Waste Recovery and Decarbonization: a Sustainable Synergy
Mastellone, Maria Laura
Di Padova, Michele
Zaccariello, Lucio

How to Cite

Mastellone M.L., Di Padova M., Zaccariello L., 2022, Waste Recovery and Decarbonization: a Sustainable Synergy, Chemical Engineering Transactions, 96, 385-390.


Nowadays, the decarbonization of the sector of energy and the transformation of the whole economy chain in climate-neutral economy are targets in the political agenda of more than 50 Countries. The replacing of carbon-based fuels with hydrogen is one of the main ways to reach the decarbonization of the energy sector and reducing of impact on climate. Anyway, the production of hydrogen by recurring to electrolysis of the water molecules requires a large energy amount so that its sustainability must be increased by realizing more efficient system or synergy with other industrial sectors such as clean energy recovery.
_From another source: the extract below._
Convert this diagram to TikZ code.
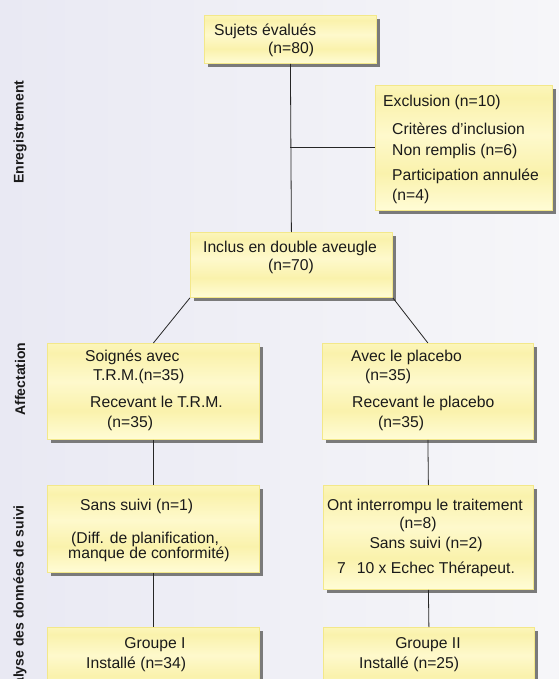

Possible well recognized sources of sustainable energy are biomasses, solar, and wind; in this paper an additional resource, a biowaste produced by anthropic activity, the sewage sludge, is considered as a possible source of energy for green hydrogen on the basis of a life-cycle perspective: the avoided burdens of landfill and incineration of sludges balance the low efficiency of the overall system for hydrogen production.
The paper illustrates a model that combines biowaste treatment with hydrogen production. The mathematical model of the system allowed to calculate the mass balance and the feedstock energies distribution. The output variables of the model are hydrogen yield, electricity to the grid (surplus), and CO2 sequestrated; the input data to the model are the biowaste mass rate (and the composition), the power demand for hydrogen production by electrolysis and the electricity and heat consumption of the plant. The model results demonstrated that the hydrothermal carbonization of the given biowaste, that is sewage sludge from a waste-water treatment plant and the enriched air gasification of the resulted hydrochar converted into biofuel allowed to produce about 20kg/h of green hydrogen by covering all the energy demand of the plant, both heat, and electricity.